*WRITTEN TASK*
Of the records that follow, copy only the lines from the line containing "Emit a Python" to the line containing "plt.rcParams['mathtext.rm'] = 'Liberation", both included, exactly as written.

*ENTRIES PROVIDED*
━━━━━━━━━━━━━━━━━━━━

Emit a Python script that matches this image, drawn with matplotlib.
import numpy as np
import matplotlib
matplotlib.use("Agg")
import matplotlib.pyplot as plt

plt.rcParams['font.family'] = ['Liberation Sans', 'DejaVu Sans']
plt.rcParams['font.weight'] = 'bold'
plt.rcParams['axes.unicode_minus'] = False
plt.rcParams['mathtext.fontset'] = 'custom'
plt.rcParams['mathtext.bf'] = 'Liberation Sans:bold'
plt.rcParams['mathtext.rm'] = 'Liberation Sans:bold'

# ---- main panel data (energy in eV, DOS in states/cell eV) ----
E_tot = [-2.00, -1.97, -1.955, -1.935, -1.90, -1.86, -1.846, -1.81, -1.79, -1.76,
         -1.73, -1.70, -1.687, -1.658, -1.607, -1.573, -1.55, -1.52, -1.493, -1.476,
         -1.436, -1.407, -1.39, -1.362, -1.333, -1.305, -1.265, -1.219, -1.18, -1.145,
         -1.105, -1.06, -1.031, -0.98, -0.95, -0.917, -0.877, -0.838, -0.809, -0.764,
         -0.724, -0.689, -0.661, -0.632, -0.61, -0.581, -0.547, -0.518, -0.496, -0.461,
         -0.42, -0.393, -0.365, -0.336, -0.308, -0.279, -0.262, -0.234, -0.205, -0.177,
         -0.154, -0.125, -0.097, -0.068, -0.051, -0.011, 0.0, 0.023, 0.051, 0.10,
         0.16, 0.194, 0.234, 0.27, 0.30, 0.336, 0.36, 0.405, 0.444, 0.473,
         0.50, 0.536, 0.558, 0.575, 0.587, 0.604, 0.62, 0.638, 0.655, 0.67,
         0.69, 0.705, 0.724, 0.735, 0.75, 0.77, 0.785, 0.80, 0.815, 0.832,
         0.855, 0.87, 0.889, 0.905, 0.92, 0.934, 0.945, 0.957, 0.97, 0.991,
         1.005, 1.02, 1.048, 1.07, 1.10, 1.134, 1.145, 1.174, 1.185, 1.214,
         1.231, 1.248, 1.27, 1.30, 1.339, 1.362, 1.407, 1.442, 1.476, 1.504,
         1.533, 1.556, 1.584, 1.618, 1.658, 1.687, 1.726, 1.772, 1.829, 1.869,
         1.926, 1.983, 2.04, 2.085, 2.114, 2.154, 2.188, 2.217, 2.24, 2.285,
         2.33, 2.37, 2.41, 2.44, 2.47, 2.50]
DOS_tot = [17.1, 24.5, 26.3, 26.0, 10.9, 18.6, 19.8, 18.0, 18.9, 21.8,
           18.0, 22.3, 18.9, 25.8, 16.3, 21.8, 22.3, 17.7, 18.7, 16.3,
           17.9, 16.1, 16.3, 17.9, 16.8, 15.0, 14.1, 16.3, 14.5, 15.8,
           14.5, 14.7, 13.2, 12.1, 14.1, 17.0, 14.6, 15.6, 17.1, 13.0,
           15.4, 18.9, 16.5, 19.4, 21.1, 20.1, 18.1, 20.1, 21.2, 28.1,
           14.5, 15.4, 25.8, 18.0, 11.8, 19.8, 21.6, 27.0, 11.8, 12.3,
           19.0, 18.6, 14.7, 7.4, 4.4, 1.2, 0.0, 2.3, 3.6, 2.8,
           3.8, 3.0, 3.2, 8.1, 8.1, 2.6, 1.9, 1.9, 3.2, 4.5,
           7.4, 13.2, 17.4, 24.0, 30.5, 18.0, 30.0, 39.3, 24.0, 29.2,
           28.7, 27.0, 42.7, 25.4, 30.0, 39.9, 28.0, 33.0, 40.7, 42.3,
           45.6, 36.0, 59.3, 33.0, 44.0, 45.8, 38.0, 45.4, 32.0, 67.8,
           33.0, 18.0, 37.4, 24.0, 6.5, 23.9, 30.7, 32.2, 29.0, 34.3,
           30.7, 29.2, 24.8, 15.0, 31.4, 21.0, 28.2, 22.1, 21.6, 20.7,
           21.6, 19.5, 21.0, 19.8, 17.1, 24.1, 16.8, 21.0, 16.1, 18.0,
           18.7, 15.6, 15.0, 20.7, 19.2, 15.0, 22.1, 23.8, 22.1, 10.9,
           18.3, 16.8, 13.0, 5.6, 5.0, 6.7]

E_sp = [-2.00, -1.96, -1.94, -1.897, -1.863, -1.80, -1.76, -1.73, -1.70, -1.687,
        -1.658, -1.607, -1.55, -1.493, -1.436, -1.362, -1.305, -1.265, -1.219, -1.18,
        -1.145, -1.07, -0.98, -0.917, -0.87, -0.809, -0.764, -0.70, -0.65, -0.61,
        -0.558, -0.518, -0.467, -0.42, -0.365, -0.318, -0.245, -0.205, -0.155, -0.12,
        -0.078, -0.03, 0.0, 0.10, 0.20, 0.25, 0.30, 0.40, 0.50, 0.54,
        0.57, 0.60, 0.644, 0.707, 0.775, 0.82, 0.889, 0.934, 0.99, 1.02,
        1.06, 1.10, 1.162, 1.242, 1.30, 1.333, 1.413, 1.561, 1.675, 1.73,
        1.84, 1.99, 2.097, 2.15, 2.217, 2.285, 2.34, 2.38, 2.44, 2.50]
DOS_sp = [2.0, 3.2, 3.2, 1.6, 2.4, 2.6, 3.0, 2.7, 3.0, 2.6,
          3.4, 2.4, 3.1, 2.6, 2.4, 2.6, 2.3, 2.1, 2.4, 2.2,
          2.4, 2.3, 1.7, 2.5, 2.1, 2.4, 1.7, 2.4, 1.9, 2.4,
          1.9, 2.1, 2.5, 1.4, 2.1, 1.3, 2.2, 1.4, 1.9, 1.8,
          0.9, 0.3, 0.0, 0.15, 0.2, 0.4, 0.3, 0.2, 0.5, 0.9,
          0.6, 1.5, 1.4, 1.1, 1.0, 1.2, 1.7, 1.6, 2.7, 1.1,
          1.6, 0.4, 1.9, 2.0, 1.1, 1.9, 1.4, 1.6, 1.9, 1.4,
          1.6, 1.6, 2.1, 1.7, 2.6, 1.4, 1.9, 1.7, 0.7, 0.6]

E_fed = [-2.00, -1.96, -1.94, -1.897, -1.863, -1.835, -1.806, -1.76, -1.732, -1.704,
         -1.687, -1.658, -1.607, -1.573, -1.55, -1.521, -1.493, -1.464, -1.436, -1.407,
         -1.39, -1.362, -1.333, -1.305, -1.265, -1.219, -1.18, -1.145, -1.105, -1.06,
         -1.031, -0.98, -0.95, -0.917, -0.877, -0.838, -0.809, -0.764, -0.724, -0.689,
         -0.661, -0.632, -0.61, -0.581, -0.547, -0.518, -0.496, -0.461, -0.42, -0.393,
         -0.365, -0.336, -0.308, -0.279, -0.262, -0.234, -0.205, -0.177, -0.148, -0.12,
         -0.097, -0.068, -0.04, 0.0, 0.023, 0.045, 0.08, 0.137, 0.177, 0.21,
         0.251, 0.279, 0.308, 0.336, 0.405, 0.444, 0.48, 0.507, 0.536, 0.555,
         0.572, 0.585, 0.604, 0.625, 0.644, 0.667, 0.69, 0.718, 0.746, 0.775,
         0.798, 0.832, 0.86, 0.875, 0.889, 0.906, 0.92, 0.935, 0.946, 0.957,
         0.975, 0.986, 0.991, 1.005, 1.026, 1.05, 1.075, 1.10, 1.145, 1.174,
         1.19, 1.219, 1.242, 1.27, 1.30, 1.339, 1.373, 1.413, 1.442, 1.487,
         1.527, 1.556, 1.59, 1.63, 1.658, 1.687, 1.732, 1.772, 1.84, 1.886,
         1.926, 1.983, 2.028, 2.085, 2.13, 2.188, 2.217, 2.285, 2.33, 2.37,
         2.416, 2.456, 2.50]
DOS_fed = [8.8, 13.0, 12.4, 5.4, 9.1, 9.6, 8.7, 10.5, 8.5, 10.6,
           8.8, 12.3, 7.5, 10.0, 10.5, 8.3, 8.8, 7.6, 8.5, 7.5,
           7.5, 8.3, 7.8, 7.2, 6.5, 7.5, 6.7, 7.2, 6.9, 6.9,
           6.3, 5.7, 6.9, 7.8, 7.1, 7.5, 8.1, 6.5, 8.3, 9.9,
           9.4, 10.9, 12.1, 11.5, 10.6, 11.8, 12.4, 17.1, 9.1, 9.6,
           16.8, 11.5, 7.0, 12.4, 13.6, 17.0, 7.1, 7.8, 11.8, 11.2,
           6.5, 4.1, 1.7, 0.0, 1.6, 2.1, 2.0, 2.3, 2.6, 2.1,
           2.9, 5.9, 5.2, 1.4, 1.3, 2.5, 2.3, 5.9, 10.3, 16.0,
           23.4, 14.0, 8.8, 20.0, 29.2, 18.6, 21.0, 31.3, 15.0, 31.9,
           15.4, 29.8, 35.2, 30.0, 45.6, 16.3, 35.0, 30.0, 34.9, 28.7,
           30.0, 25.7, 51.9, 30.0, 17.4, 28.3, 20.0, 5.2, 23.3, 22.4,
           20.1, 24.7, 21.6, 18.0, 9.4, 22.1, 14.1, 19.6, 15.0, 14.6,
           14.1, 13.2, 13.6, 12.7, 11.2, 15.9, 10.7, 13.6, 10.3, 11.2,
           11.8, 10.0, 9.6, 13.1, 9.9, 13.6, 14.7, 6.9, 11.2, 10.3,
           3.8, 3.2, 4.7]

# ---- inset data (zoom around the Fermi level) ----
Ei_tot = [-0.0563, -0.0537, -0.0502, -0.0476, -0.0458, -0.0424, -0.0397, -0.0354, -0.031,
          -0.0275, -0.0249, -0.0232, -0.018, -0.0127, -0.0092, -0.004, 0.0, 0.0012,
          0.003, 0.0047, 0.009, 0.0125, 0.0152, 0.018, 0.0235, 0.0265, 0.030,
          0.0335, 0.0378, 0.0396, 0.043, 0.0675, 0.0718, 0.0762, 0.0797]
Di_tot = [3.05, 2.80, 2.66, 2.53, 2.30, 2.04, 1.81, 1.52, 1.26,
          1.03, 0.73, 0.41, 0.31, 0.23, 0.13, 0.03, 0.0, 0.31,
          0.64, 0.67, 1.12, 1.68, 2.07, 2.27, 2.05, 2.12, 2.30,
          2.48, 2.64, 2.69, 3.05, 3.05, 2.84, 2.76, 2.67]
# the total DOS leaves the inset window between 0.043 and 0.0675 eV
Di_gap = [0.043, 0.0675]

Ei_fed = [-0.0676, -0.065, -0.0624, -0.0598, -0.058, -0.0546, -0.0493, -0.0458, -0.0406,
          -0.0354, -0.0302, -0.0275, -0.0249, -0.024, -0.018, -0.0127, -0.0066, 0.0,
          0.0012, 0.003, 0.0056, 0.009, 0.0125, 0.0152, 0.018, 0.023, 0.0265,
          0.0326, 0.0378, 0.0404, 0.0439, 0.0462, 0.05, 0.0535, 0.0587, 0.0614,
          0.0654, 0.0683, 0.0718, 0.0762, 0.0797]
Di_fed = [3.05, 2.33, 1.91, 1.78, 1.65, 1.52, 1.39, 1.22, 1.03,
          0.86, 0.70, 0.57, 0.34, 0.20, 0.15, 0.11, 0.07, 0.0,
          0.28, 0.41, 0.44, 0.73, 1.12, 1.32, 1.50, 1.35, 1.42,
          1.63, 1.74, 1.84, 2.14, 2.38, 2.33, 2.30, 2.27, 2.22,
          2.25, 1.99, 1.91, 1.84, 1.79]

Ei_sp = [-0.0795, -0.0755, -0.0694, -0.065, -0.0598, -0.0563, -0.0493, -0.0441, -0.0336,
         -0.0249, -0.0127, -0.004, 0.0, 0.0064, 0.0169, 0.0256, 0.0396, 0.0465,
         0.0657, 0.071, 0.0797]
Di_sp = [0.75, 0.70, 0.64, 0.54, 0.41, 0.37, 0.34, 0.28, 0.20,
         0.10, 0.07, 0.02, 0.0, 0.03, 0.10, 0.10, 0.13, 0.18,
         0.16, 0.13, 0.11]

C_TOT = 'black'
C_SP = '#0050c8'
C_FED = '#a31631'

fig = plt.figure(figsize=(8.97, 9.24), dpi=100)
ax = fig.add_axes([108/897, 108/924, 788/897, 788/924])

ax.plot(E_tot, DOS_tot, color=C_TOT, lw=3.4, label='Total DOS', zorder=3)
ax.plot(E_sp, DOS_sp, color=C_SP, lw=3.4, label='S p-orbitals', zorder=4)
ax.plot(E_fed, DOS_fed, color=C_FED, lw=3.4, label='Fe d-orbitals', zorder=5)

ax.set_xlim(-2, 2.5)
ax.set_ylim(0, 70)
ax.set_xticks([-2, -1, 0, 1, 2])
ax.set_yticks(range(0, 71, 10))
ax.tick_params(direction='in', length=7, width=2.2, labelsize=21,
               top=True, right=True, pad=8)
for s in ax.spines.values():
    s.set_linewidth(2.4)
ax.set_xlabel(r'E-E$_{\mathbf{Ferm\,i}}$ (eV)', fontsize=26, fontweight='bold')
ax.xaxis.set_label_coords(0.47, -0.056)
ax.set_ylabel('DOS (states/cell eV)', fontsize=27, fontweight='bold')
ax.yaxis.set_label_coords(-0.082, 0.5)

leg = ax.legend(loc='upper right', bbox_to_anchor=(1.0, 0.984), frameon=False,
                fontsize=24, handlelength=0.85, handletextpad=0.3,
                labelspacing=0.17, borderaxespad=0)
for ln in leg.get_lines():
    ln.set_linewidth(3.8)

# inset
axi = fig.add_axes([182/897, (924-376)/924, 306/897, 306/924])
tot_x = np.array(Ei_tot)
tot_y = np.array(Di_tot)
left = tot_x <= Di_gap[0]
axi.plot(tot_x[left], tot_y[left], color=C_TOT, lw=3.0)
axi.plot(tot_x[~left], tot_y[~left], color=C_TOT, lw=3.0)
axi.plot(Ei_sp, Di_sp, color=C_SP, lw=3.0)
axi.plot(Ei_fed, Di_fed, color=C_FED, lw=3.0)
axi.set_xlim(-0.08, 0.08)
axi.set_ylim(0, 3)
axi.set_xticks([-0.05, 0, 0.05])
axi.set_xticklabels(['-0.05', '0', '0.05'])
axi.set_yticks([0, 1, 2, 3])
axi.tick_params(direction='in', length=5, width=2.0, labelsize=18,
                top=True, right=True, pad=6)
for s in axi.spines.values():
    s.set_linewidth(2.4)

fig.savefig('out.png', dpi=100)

━━━━━━━━━━━━━━━━━━━━

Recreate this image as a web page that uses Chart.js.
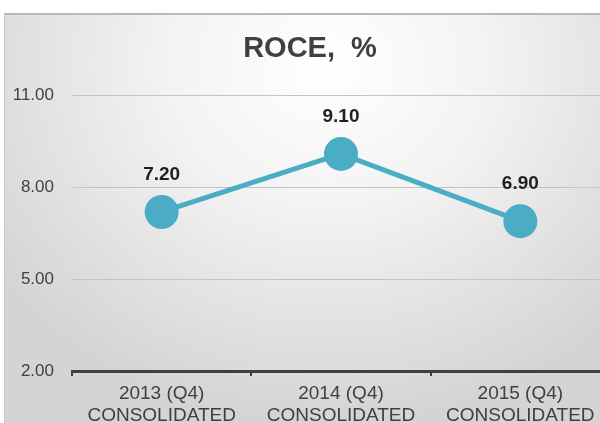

━━━━━━━━━━━━━━━━━━━━

*THE COMPLETED TASK*
Emit a Python script that matches this image, drawn with matplotlib.
import numpy as np
import matplotlib
matplotlib.use("Agg")
import matplotlib.pyplot as plt

plt.rcParams['font.family'] = ['Liberation Sans', 'DejaVu Sans']
plt.rcParams['font.weight'] = 'bold'
plt.rcParams['axes.unicode_minus'] = False
plt.rcParams['mathtext.fontset'] = 'custom'
plt.rcParams['mathtext.bf'] = 'Liberation Sans:bold'
plt.rcParams['mathtext.rm'] = 'Liberation Sans:bold'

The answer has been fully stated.